Let me tell a story I’ve told before: Irving Berlin was a pretty old-fashioned guy. His favorite song, of the many he wrote, was “Always” — the waltz that goes, “I’ll be loving you, always.” George S. Kaufman, that king of the theater, thought this was absurd. He was not old-fashioned, far from it. “Oh, come on, Irving,” he said. “No one loves someone always. That’s unrealistic. The song should go, ‘I’ll be loving you, Thursday.’”

The world is full of Thursday people, but Mark leans toward always. He’s at least as worldly as George S. Kaufman. At least. But his soul, I believe, is closer to Berlin (not the German capital).

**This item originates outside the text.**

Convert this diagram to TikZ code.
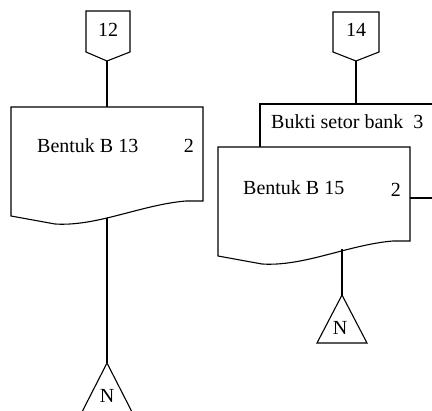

Furthermore, he’s a conservative — a political conservative and a man of Judeo-Christian civilization. He’s not a fan of relativism, multiculturalism, political correctness, and other orthodoxies of today. Also, he’s masculine, when metro is preferred. He is pre-Oprah, pre-Donahue. One could go on.

But let me tell just one more story: Long ago, I worked for a guy one of whose favorite putdown words was “earnest.” “So-and-so is earnest,” he would say, meaning that the poor fellow believed things and felt deeply and did not maintain, every moment of the day, perfect amused detachment.

Mark is earnest — not grim, as I’ve said before. He can be a full-fledged goofball, including in print. (There’s a lot of goofery in Freddy and Fredericka.) But he does hold that some things are important, serious, and true.

‐Reading In Sunlight and in Shadow, I had a question: Would a woman like it? Have they? I’m sure they have, and would. But it’s such a woman-worshiping book. I wonder . . .

‐I don’t wonder about this — I know it for a fact: In Sunlight and in Shadow is an ennobling book. It makes you want to be better, to think higher. It makes you want to be braver, even in a physical way. It is a humane book — a book filled with love. And it’s a great book, a gift. I’m so glad it came along.